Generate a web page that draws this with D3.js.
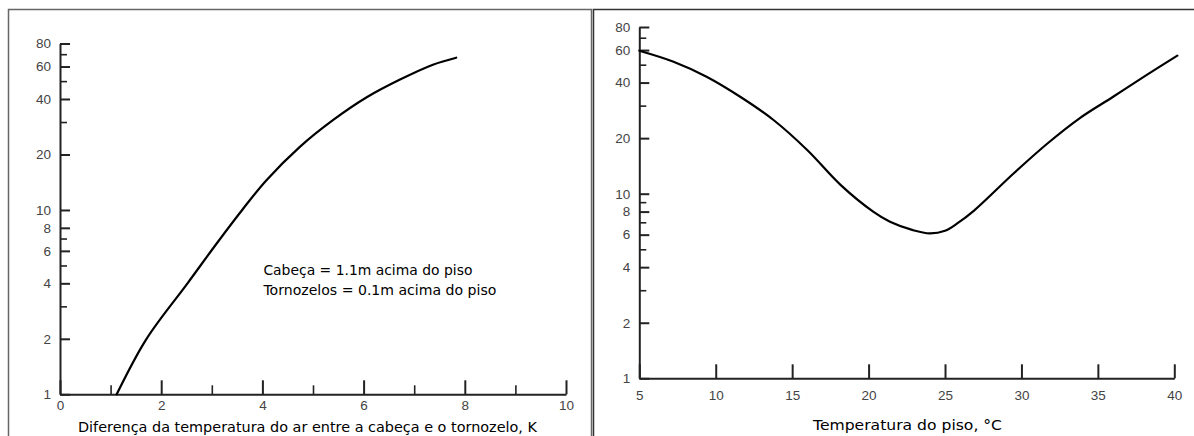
<!DOCTYPE html>
<html>
<head>
<meta charset="utf-8">
<script src="https://cdn.jsdelivr.net/npm/d3@7"></script>
<style>
  body { margin: 0; background: #fff; }
  svg { display: block; }
  .tick text { font-family: "Liberation Sans", Arial, sans-serif; font-size: 13.5px; fill: #444; }
  .domain { stroke: #222; stroke-width: 2; }
  .tick line { stroke: #222; stroke-width: 2; }
  .minor .tick line { stroke-width: 1.6; }
  .title { font-family: "DejaVu Sans", sans-serif; font-size: 13.5px; fill: #000; }
</style>
</head>
<body>
<script>
// left chart: % dissatisfied vs head-ankle temperature difference
const leftX = [1.12, 1.71, 2.52, 3.1, 3.6, 4.08, 4.74, 5.4, 6.07, 6.72, 7.37, 7.83];
const leftY = [1, 2.0, 4, 6.6, 10, 14.5, 22, 30.8, 41, 51, 61.4, 67];

// right chart: % dissatisfied vs floor temperature
const rightX = [5, 7.2, 9.4, 11.6, 13.8, 16, 18.2, 20.3, 21.4, 22.9, 24, 25, 25.8, 26.9, 29.5, 31.7, 33.8, 36, 38.2, 40.2];
const rightY = [59.5, 52, 43, 33.5, 25, 17.2, 11.1, 8.0, 7.05, 6.35, 6.1, 6.3, 6.9, 8.1, 12.9, 18.7, 25.6, 33.5, 44, 56];

const yMajor = [1, 2, 4, 6, 8, 10, 20, 40, 60, 80];
const leftYMinor = [3, 5, 7, 30, 50, 70];
const rightYMinor = [3, 5, 7, 9, 30, 50, 70];
const leftXMajor = [0, 2, 4, 6, 8, 10];
const leftXMinor = [1, 3, 5, 7, 9];
const rightXTicks = [5, 10, 15, 20, 25, 30, 35, 40];

const leftTitle = 'Diferença da temperatura do ar entre a cabeça e o tornozelo, K';
const rightTitle = 'Temperatura do piso, °C';
const noteLines = ['Cabeça = 1.1m acima do piso', 'Tornozelos = 0.1m acima do piso'];

const svg = d3.select('body').append('svg')
  .attr('width', 1194)
  .attr('height', 436);

// panel frames
svg.append('rect')
  .attr('x', 8.5).attr('y', 9.5).attr('width', 583).attr('height', 500)
  .attr('fill', 'none').attr('stroke', '#666').attr('stroke-width', 1.5);
svg.append('rect')
  .attr('x', 593.5).attr('y', 9.5).attr('width', 700).attr('height', 500)
  .attr('fill', 'none').attr('stroke', '#333').attr('stroke-width', 1.5);

function drawPanel(opts) {
  const x = d3.scaleLinear().domain(opts.xDomain).range(opts.xRange);
  const y = d3.scaleLog().domain([1, 80]).range(opts.yRange);

  // y axis, ticks pointing inward
  svg.append('g')
    .attr('transform', `translate(${opts.xRange[0]},0)`)
    .call(d3.axisLeft(y).tickValues(yMajor).tickFormat(d3.format('d'))
      .tickSizeInner(-10).tickSizeOuter(0).tickPadding(9));
  const yMin = svg.append('g')
    .attr('class', 'minor')
    .attr('transform', `translate(${opts.xRange[0]},0)`)
    .call(d3.axisLeft(y).tickValues(opts.yMinor).tickFormat('')
      .tickSizeInner(-7).tickSizeOuter(0));
  yMin.select('.domain').remove();

  // x axis, ticks pointing up
  svg.append('g')
    .attr('transform', `translate(0,${opts.yRange[0]})`)
    .call(d3.axisBottom(x).tickValues(opts.xMajor)
      .tickSizeInner(-14).tickSizeOuter(0).tickPadding(opts.xPad));
  if (opts.xMinor) {
    const xMin = svg.append('g')
      .attr('class', 'minor')
      .attr('transform', `translate(0,${opts.yRange[0]})`)
      .call(d3.axisBottom(x).tickValues(opts.xMinor).tickFormat('')
        .tickSizeInner(-9).tickSizeOuter(0));
    xMin.select('.domain').remove();
  }

  const line = d3.line()
    .x((d, i) => x(opts.xs[i]))
    .y(d => y(d))
    .curve(d3.curveCatmullRom.alpha(0.5));
  svg.append('path')
    .datum(opts.ys)
    .attr('d', line)
    .attr('fill', 'none')
    .attr('stroke', '#000')
    .attr('stroke-width', 2.2)
    .attr('stroke-linecap', 'round');

  svg.append('text')
    .attr('class', 'title')
    .attr('x', opts.titleX).attr('y', opts.titleY)
    .attr('textLength', opts.titleLen).attr('lengthAdjust', 'spacingAndGlyphs')
    .text(opts.title);

  return { x, y };
}

const left = drawPanel({
  xDomain: [0, 10], xRange: [60, 566], yRange: [394.3, 43.5],
  yMinor: leftYMinor, xMajor: leftXMajor, xMinor: leftXMinor, xPad: 6,
  xs: leftX, ys: leftY,
  title: leftTitle, titleX: 78, titleY: 432, titleLen: 459
});

drawPanel({
  xDomain: [5, 40], xRange: [639.3, 1174.3], yRange: [378.3, 27],
  yMinor: rightYMinor, xMajor: rightXTicks, xMinor: null, xPad: 12,
  xs: rightX, ys: rightY,
  title: rightTitle, titleX: 813, titleY: 430, titleLen: 189
});

// note inside left panel
const noteLen = [209, 233];
svg.selectAll('.note')
  .data(noteLines)
  .enter()
  .append('text')
  .attr('class', 'title note')
  .attr('x', left.x(4) + 1)
  .attr('y', (d, i) => 275 + i * 19.5)
  .attr('textLength', (d, i) => noteLen[i])
  .attr('lengthAdjust', 'spacingAndGlyphs')
  .text(d => d);
</script>
</body>
</html>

◇ ◇ ◇ ◇ ◇ ◇ ◇

▶ [Exercise] Leave the pictures out and copy the rest of the data exactly.

▶ [Result for this exercise]
Generate a web page that draws this with D3.js.
<!DOCTYPE html>
<html>
<head>
<meta charset="utf-8">
<script src="https://cdn.jsdelivr.net/npm/d3@7"></script>
<style>
  body { margin: 0; background: #fff; }
  svg { display: block; }
  .tick text { font-family: "Liberation Sans", Arial, sans-serif; font-size: 13.5px; fill: #444; }
  .domain { stroke: #222; stroke-width: 2; }
  .tick line { stroke: #222; stroke-width: 2; }
  .minor .tick line { stroke-width: 1.6; }
  .title { font-family: "DejaVu Sans", sans-serif; font-size: 13.5px; fill: #000; }
</style>
</head>
<body>
<script>
// left chart: % dissatisfied vs head-ankle temperature difference
const leftX = [1.12, 1.71, 2.52, 3.1, 3.6, 4.08, 4.74, 5.4, 6.07, 6.72, 7.37, 7.83];
const leftY = [1, 2.0, 4, 6.6, 10, 14.5, 22, 30.8, 41, 51, 61.4, 67];

// right chart: % dissatisfied vs floor temperature
const rightX = [5, 7.2, 9.4, 11.6, 13.8, 16, 18.2, 20.3, 21.4, 22.9, 24, 25, 25.8, 26.9, 29.5, 31.7, 33.8, 36, 38.2, 40.2];
const rightY = [59.5, 52, 43, 33.5, 25, 17.2, 11.1, 8.0, 7.05, 6.35, 6.1, 6.3, 6.9, 8.1, 12.9, 18.7, 25.6, 33.5, 44, 56];

const yMajor = [1, 2, 4, 6, 8, 10, 20, 40, 60, 80];
const leftYMinor = [3, 5, 7, 30, 50, 70];
const rightYMinor = [3, 5, 7, 9, 30, 50, 70];
const leftXMajor = [0, 2, 4, 6, 8, 10];
const leftXMinor = [1, 3, 5, 7, 9];
const rightXTicks = [5, 10, 15, 20, 25, 30, 35, 40];

const leftTitle = 'Diferença da temperatura do ar entre a cabeça e o tornozelo, K';
const rightTitle = 'Temperatura do piso, °C';
const noteLines = ['Cabeça = 1.1m acima do piso', 'Tornozelos = 0.1m acima do piso'];

const svg = d3.select('body').append('svg')
  .attr('width', 1194)
  .attr('height', 436);

// panel frames
svg.append('rect')
  .attr('x', 8.5).attr('y', 9.5).attr('width', 583).attr('height', 500)
  .attr('fill', 'none').attr('stroke', '#666').attr('stroke-width', 1.5);
svg.append('rect')
  .attr('x', 593.5).attr('y', 9.5).attr('width', 700).attr('height', 500)
  .attr('fill', 'none').attr('stroke', '#333').attr('stroke-width', 1.5);

function drawPanel(opts) {
  const x = d3.scaleLinear().domain(opts.xDomain).range(opts.xRange);
  const y = d3.scaleLog().domain([1, 80]).range(opts.yRange);

  // y axis, ticks pointing inward
  svg.append('g')
    .attr('transform', `translate(${opts.xRange[0]},0)`)
    .call(d3.axisLeft(y).tickValues(yMajor).tickFormat(d3.format('d'))
      .tickSizeInner(-10).tickSizeOuter(0).tickPadding(9));
  const yMin = svg.append('g')
    .attr('class', 'minor')
    .attr('transform', `translate(${opts.xRange[0]},0)`)
    .call(d3.axisLeft(y).tickValues(opts.yMinor).tickFormat('')
      .tickSizeInner(-7).tickSizeOuter(0));
  yMin.select('.domain').remove();

  // x axis, ticks pointing up
  svg.append('g')
    .attr('transform', `translate(0,${opts.yRange[0]})`)
    .call(d3.axisBottom(x).tickValues(opts.xMajor)
      .tickSizeInner(-14).tickSizeOuter(0).tickPadding(opts.xPad));
  if (opts.xMinor) {
    const xMin = svg.append('g')
      .attr('class', 'minor')
      .attr('transform', `translate(0,${opts.yRange[0]})`)
      .call(d3.axisBottom(x).tickValues(opts.xMinor).tickFormat('')
        .tickSizeInner(-9).tickSizeOuter(0));
    xMin.select('.domain').remove();
  }

  const line = d3.line()
    .x((d, i) => x(opts.xs[i]))
    .y(d => y(d))
    .curve(d3.curveCatmullRom.alpha(0.5));
  svg.append('path')
    .datum(opts.ys)
    .attr('d', line)
    .attr('fill', 'none')
    .attr('stroke', '#000')
    .attr('stroke-width', 2.2)
    .attr('stroke-linecap', 'round');

  svg.append('text')
    .attr('class', 'title')
    .attr('x', opts.titleX).attr('y', opts.titleY)
    .attr('textLength', opts.titleLen).attr('lengthAdjust', 'spacingAndGlyphs')
    .text(opts.title);

  return { x, y };
}

const left = drawPanel({
  xDomain: [0, 10], xRange: [60, 566], yRange: [394.3, 43.5],
  yMinor: leftYMinor, xMajor: leftXMajor, xMinor: leftXMinor, xPad: 6,
  xs: leftX, ys: leftY,
  title: leftTitle, titleX: 78, titleY: 432, titleLen: 459
});

drawPanel({
  xDomain: [5, 40], xRange: [639.3, 1174.3], yRange: [378.3, 27],
  yMinor: rightYMinor, xMajor: rightXTicks, xMinor: null, xPad: 12,
  xs: rightX, ys: rightY,
  title: rightTitle, titleX: 813, titleY: 430, titleLen: 189
});

// note inside left panel
const noteLen = [209, 233];
svg.selectAll('.note')
  .data(noteLines)
  .enter()
  .append('text')
  .attr('class', 'title note')
  .attr('x', left.x(4) + 1)
  .attr('y', (d, i) => 275 + i * 19.5)
  .attr('textLength', (d, i) => noteLen[i])
  .attr('lengthAdjust', 'spacingAndGlyphs')
  .text(d => d);
</script>
</body>
</html>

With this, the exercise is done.